— OBJECTIVE —
Reproduce the listing exactly, with no pictures in your copy.

— RECORDED DATA —
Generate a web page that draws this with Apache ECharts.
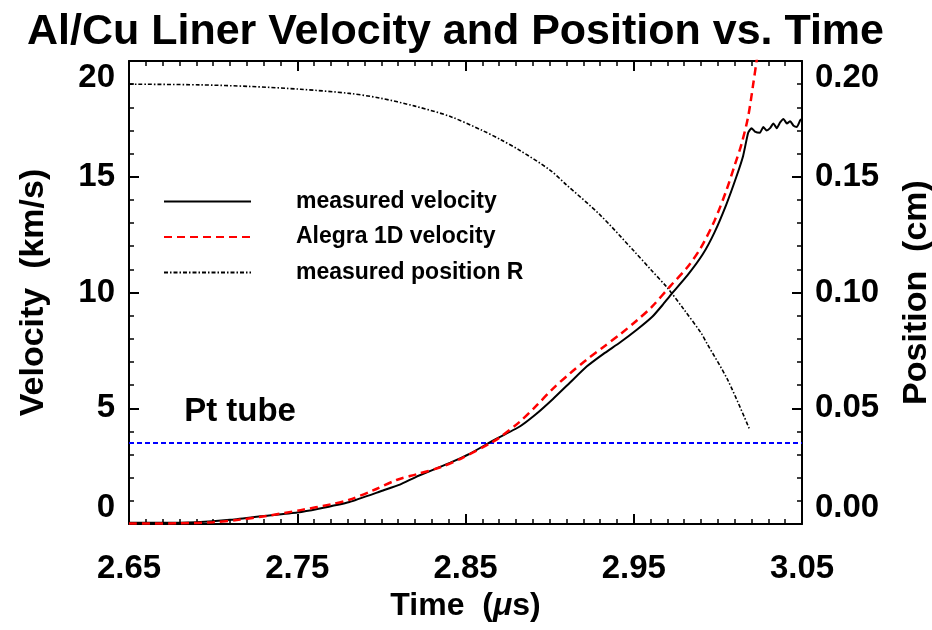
<!DOCTYPE html>
<html>
<head>
<meta charset="utf-8">
<script src="https://cdn.jsdelivr.net/npm/echarts@6/dist/echarts.min.js"></script>
<style>html,body{margin:0;padding:0;background:#fff;}#c{width:932px;height:630px;}</style>
</head>
<body>
<div id="c"></div>
<script>
const measuredVelocity = [
  [2.650,0.05],[2.670,0.05],[2.690,0.08],[2.710,0.18],[2.728,0.33],[2.750,0.50],[2.762,0.65],
  [2.781,0.95],[2.801,1.45],[2.811,1.70],[2.821,2.05],[2.841,2.65],[2.853,3.05],[2.865,3.55],
  [2.882,4.20],[2.892,4.75],[2.902,5.40],[2.912,6.10],[2.922,6.80],[2.932,7.35],[2.942,7.85],
  [2.952,8.40],[2.961,8.95],[2.967,9.45],[2.972,9.90],[2.982,10.75],[2.991,11.65],[2.998,12.60],
  [3.005,13.80],[3.011,15.00],[3.015,15.90],[3.018,16.90],[3.020,17.10],[3.022,16.95],[3.025,16.90],
  [3.027,17.15],[3.029,17.00],[3.031,17.10],[3.033,17.30],[3.035,17.10],[3.037,17.35],[3.039,17.50],
  [3.041,17.30],[3.043,17.40],[3.045,17.20],[3.047,17.15],[3.049,17.45],[3.050,17.50]
];
const alegraVelocity = [
  [2.650,0.02],[2.680,0.03],[2.700,0.08],[2.715,0.18],[2.732,0.35],[2.752,0.60],[2.770,0.85],
  [2.781,1.05],[2.795,1.45],[2.809,1.90],[2.821,2.15],[2.835,2.45],[2.848,2.85],[2.865,3.50],
  [2.870,3.72],[2.882,4.40],[2.892,5.10],[2.902,5.85],[2.912,6.50],[2.922,7.10],[2.932,7.65],
  [2.942,8.20],[2.952,8.80],[2.961,9.40],[2.972,10.30],[2.982,11.10],[2.990,11.95],[2.998,13.10],
  [3.005,14.40],[3.010,15.50],[3.014,16.40],[3.018,17.60],[3.021,19.00],[3.023,20.00],[3.025,21.00]
];
const measuredPosition = [
  [2.650,0.1900],[2.692,0.1897],[2.722,0.1890],[2.752,0.1878],[2.781,0.1860],[2.799,0.1840],
  [2.820,0.1805],[2.841,0.1760],[2.860,0.1700],[2.871,0.1660],[2.882,0.1615],[2.900,0.1530],
  [2.910,0.1465],[2.930,0.1335],[2.950,0.1180],[2.960,0.1100],[2.970,0.1020],[2.980,0.0925],
  [2.990,0.0825],[2.9935,0.0780],[3.006,0.0620],[3.019,0.0406]
];
const ptTubeVelocity = 3.5;
const timeRange = [2.65, 3.05];
const ptTubeLine = [[timeRange[0], ptTubeVelocity], [timeRange[1], ptTubeVelocity]];
const ptTubeLabelAt = [2.716, 4.85];
const seriesNames = ['measured velocity', 'Alegra 1D velocity', 'measured position R'];

const FONT = 'Liberation Sans, Arial, Helvetica, sans-serif';
const chart = echarts.init(document.getElementById('c'), null, {renderer: 'canvas'});

const tickCommon = {show: true, inside: true, length: 10, lineStyle: {color: '#000', width: 2}};
const minorCommon = {show: true, length: 5, lineStyle: {color: '#000', width: 1.5}};
const lineCommon = {show: true, onZero: false, lineStyle: {color: '#000', width: 2}};
const labelFont = {color: '#000', fontFamily: FONT, fontWeight: 'bold', fontSize: 33};
const nameFont = {color: '#000', fontFamily: FONT, fontWeight: 'bold', fontSize: 34};

chart.setOption({
  animation: false,
  backgroundColor: '#fff',
  title: {
    text: 'Al/Cu Liner Velocity and Position vs. Time',
    left: 22, top: 6,
    textStyle: {color: '#000', fontFamily: FONT, fontWeight: 'bold', fontSize: 43}
  },
  grid: {left: 129, right: 130, top: 61, bottom: 106, containLabel: false, outerBoundsMode: 'none'},
  legend: {
    data: seriesNames,
    orient: 'vertical', left: 163, top: 190, padding: 0,
    itemWidth: 87, itemHeight: 14, itemGap: 12.5,
    itemStyle: {opacity: 0},
    formatter: n => '{a|' + n + '}',
    textStyle: {rich: {a: {padding: [0, 0, 0, 40], lineHeight: 24, fontSize: 23, fontWeight: 'bold', fontFamily: FONT, color: '#000'}}}
  },
  xAxis: [{
    type: 'value', min: timeRange[0], max: timeRange[1], interval: 0.1,
    position: 'bottom',
    name: 'Time  ({i|μ}s)', nameLocation: 'middle', nameGap: 66,
    nameTextStyle: Object.assign({}, nameFont, {fontSize: 32,
      rich: {i: {fontStyle: 'italic', fontFamily: FONT, fontWeight: 'bold', fontSize: 32, color: '#000'}}}),
    axisLine: lineCommon, axisTick: tickCommon,
    minorTick: Object.assign({splitNumber: 10}, minorCommon),
    splitLine: {show: false}, minorSplitLine: {show: false},
    axisLabel: Object.assign({margin: 28, formatter: v => v.toFixed(2)}, labelFont)
  }, {
    type: 'value', min: timeRange[0], max: timeRange[1], interval: 0.1,
    position: 'top',
    axisLine: lineCommon, axisTick: tickCommon,
    minorTick: Object.assign({splitNumber: 10}, minorCommon),
    splitLine: {show: false}, axisLabel: {show: false}
  }],
  yAxis: [{
    type: 'value', min: 0, max: 20, interval: 5, position: 'left',
    name: 'Velocity  (km/s)', nameLocation: 'middle', nameRotate: 90, nameGap: 78,
    nameTextStyle: nameFont,
    axisLine: lineCommon, axisTick: tickCommon,
    minorTick: Object.assign({splitNumber: 5}, minorCommon),
    splitLine: {show: false},
    axisLabel: Object.assign({margin: 14, verticalAlignMinLabel: 'bottom', verticalAlignMaxLabel: 'top'}, labelFont)
  }, {
    type: 'value', min: 0, max: 0.2, interval: 0.05, position: 'right',
    name: 'Position  (cm)', nameLocation: 'middle', nameRotate: 90, nameGap: 98,
    nameTextStyle: nameFont,
    axisLine: lineCommon, axisTick: tickCommon,
    minorTick: Object.assign({splitNumber: 5}, minorCommon),
    splitLine: {show: false},
    axisLabel: Object.assign({margin: 13, formatter: v => v.toFixed(2), verticalAlignMinLabel: 'bottom', verticalAlignMaxLabel: 'top'}, labelFont)
  }],
  series: [{
    name: 'Pt tube', type: 'line', data: ptTubeLine, symbol: 'none', xAxisIndex: 0, yAxisIndex: 0,
    lineStyle: {color: '#0000ff', width: 2, type: [5, 3]}, z: 2, silent: true,
    markPoint: {
      symbol: 'rect', symbolSize: 0,
      data: [{coord: ptTubeLabelAt}],
      label: {show: true, position: 'inside', formatter: 'Pt tube', color: '#000', fontFamily: FONT, fontWeight: 'bold', fontSize: 33}
    }
  }, {
    name: seriesNames[2], type: 'line', data: measuredPosition, symbol: 'none', yAxisIndex: 1, smooth: 0.3,
    lineStyle: {color: '#000', width: 1.6, type: [4, 2, 1.5, 2]}, itemStyle: {color: '#000'}, z: 3
  }, {
    name: seriesNames[0], type: 'line', data: measuredVelocity, symbol: 'none', yAxisIndex: 0, smooth: 0.15,
    lineStyle: {color: '#000', width: 2}, itemStyle: {color: '#000'}, z: 4
  }, {
    name: seriesNames[1], type: 'line', data: alegraVelocity, symbol: 'none', yAxisIndex: 0, clip: true, smooth: 0.3,
    lineStyle: {color: '#ff0000', width: 2.5, type: [8, 5]}, itemStyle: {color: '#ff0000'}, z: 5
  }]
});
</script>
</body>
</html>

— FINAL ANSWER —
Generate a web page that draws this with Apache ECharts.
<!DOCTYPE html>
<html>
<head>
<meta charset="utf-8">
<script src="https://cdn.jsdelivr.net/npm/echarts@6/dist/echarts.min.js"></script>
<style>html,body{margin:0;padding:0;background:#fff;}#c{width:932px;height:630px;}</style>
</head>
<body>
<div id="c"></div>
<script>
const measuredVelocity = [
  [2.650,0.05],[2.670,0.05],[2.690,0.08],[2.710,0.18],[2.728,0.33],[2.750,0.50],[2.762,0.65],
  [2.781,0.95],[2.801,1.45],[2.811,1.70],[2.821,2.05],[2.841,2.65],[2.853,3.05],[2.865,3.55],
  [2.882,4.20],[2.892,4.75],[2.902,5.40],[2.912,6.10],[2.922,6.80],[2.932,7.35],[2.942,7.85],
  [2.952,8.40],[2.961,8.95],[2.967,9.45],[2.972,9.90],[2.982,10.75],[2.991,11.65],[2.998,12.60],
  [3.005,13.80],[3.011,15.00],[3.015,15.90],[3.018,16.90],[3.020,17.10],[3.022,16.95],[3.025,16.90],
  [3.027,17.15],[3.029,17.00],[3.031,17.10],[3.033,17.30],[3.035,17.10],[3.037,17.35],[3.039,17.50],
  [3.041,17.30],[3.043,17.40],[3.045,17.20],[3.047,17.15],[3.049,17.45],[3.050,17.50]
];
const alegraVelocity = [
  [2.650,0.02],[2.680,0.03],[2.700,0.08],[2.715,0.18],[2.732,0.35],[2.752,0.60],[2.770,0.85],
  [2.781,1.05],[2.795,1.45],[2.809,1.90],[2.821,2.15],[2.835,2.45],[2.848,2.85],[2.865,3.50],
  [2.870,3.72],[2.882,4.40],[2.892,5.10],[2.902,5.85],[2.912,6.50],[2.922,7.10],[2.932,7.65],
  [2.942,8.20],[2.952,8.80],[2.961,9.40],[2.972,10.30],[2.982,11.10],[2.990,11.95],[2.998,13.10],
  [3.005,14.40],[3.010,15.50],[3.014,16.40],[3.018,17.60],[3.021,19.00],[3.023,20.00],[3.025,21.00]
];
const measuredPosition = [
  [2.650,0.1900],[2.692,0.1897],[2.722,0.1890],[2.752,0.1878],[2.781,0.1860],[2.799,0.1840],
  [2.820,0.1805],[2.841,0.1760],[2.860,0.1700],[2.871,0.1660],[2.882,0.1615],[2.900,0.1530],
  [2.910,0.1465],[2.930,0.1335],[2.950,0.1180],[2.960,0.1100],[2.970,0.1020],[2.980,0.0925],
  [2.990,0.0825],[2.9935,0.0780],[3.006,0.0620],[3.019,0.0406]
];
const ptTubeVelocity = 3.5;
const timeRange = [2.65, 3.05];
const ptTubeLine = [[timeRange[0], ptTubeVelocity], [timeRange[1], ptTubeVelocity]];
const ptTubeLabelAt = [2.716, 4.85];
const seriesNames = ['measured velocity', 'Alegra 1D velocity', 'measured position R'];

const FONT = 'Liberation Sans, Arial, Helvetica, sans-serif';
const chart = echarts.init(document.getElementById('c'), null, {renderer: 'canvas'});

const tickCommon = {show: true, inside: true, length: 10, lineStyle: {color: '#000', width: 2}};
const minorCommon = {show: true, length: 5, lineStyle: {color: '#000', width: 1.5}};
const lineCommon = {show: true, onZero: false, lineStyle: {color: '#000', width: 2}};
const labelFont = {color: '#000', fontFamily: FONT, fontWeight: 'bold', fontSize: 33};
const nameFont = {color: '#000', fontFamily: FONT, fontWeight: 'bold', fontSize: 34};

chart.setOption({
  animation: false,
  backgroundColor: '#fff',
  title: {
    text: 'Al/Cu Liner Velocity and Position vs. Time',
    left: 22, top: 6,
    textStyle: {color: '#000', fontFamily: FONT, fontWeight: 'bold', fontSize: 43}
  },
  grid: {left: 129, right: 130, top: 61, bottom: 106, containLabel: false, outerBoundsMode: 'none'},
  legend: {
    data: seriesNames,
    orient: 'vertical', left: 163, top: 190, padding: 0,
    itemWidth: 87, itemHeight: 14, itemGap: 12.5,
    itemStyle: {opacity: 0},
    formatter: n => '{a|' + n + '}',
    textStyle: {rich: {a: {padding: [0, 0, 0, 40], lineHeight: 24, fontSize: 23, fontWeight: 'bold', fontFamily: FONT, color: '#000'}}}
  },
  xAxis: [{
    type: 'value', min: timeRange[0], max: timeRange[1], interval: 0.1,
    position: 'bottom',
    name: 'Time  ({i|μ}s)', nameLocation: 'middle', nameGap: 66,
    nameTextStyle: Object.assign({}, nameFont, {fontSize: 32,
      rich: {i: {fontStyle: 'italic', fontFamily: FONT, fontWeight: 'bold', fontSize: 32, color: '#000'}}}),
    axisLine: lineCommon, axisTick: tickCommon,
    minorTick: Object.assign({splitNumber: 10}, minorCommon),
    splitLine: {show: false}, minorSplitLine: {show: false},
    axisLabel: Object.assign({margin: 28, formatter: v => v.toFixed(2)}, labelFont)
  }, {
    type: 'value', min: timeRange[0], max: timeRange[1], interval: 0.1,
    position: 'top',
    axisLine: lineCommon, axisTick: tickCommon,
    minorTick: Object.assign({splitNumber: 10}, minorCommon),
    splitLine: {show: false}, axisLabel: {show: false}
  }],
  yAxis: [{
    type: 'value', min: 0, max: 20, interval: 5, position: 'left',
    name: 'Velocity  (km/s)', nameLocation: 'middle', nameRotate: 90, nameGap: 78,
    nameTextStyle: nameFont,
    axisLine: lineCommon, axisTick: tickCommon,
    minorTick: Object.assign({splitNumber: 5}, minorCommon),
    splitLine: {show: false},
    axisLabel: Object.assign({margin: 14, verticalAlignMinLabel: 'bottom', verticalAlignMaxLabel: 'top'}, labelFont)
  }, {
    type: 'value', min: 0, max: 0.2, interval: 0.05, position: 'right',
    name: 'Position  (cm)', nameLocation: 'middle', nameRotate: 90, nameGap: 98,
    nameTextStyle: nameFont,
    axisLine: lineCommon, axisTick: tickCommon,
    minorTick: Object.assign({splitNumber: 5}, minorCommon),
    splitLine: {show: false},
    axisLabel: Object.assign({margin: 13, formatter: v => v.toFixed(2), verticalAlignMinLabel: 'bottom', verticalAlignMaxLabel: 'top'}, labelFont)
  }],
  series: [{
    name: 'Pt tube', type: 'line', data: ptTubeLine, symbol: 'none', xAxisIndex: 0, yAxisIndex: 0,
    lineStyle: {color: '#0000ff', width: 2, type: [5, 3]}, z: 2, silent: true,
    markPoint: {
      symbol: 'rect', symbolSize: 0,
      data: [{coord: ptTubeLabelAt}],
      label: {show: true, position: 'inside', formatter: 'Pt tube', color: '#000', fontFamily: FONT, fontWeight: 'bold', fontSize: 33}
    }
  }, {
    name: seriesNames[2], type: 'line', data: measuredPosition, symbol: 'none', yAxisIndex: 1, smooth: 0.3,
    lineStyle: {color: '#000', width: 1.6, type: [4, 2, 1.5, 2]}, itemStyle: {color: '#000'}, z: 3
  }, {
    name: seriesNames[0], type: 'line', data: measuredVelocity, symbol: 'none', yAxisIndex: 0, smooth: 0.15,
    lineStyle: {color: '#000', width: 2}, itemStyle: {color: '#000'}, z: 4
  }, {
    name: seriesNames[1], type: 'line', data: alegraVelocity, symbol: 'none', yAxisIndex: 0, clip: true, smooth: 0.3,
    lineStyle: {color: '#ff0000', width: 2.5, type: [8, 5]}, itemStyle: {color: '#ff0000'}, z: 5
  }]
});
</script>
</body>
</html>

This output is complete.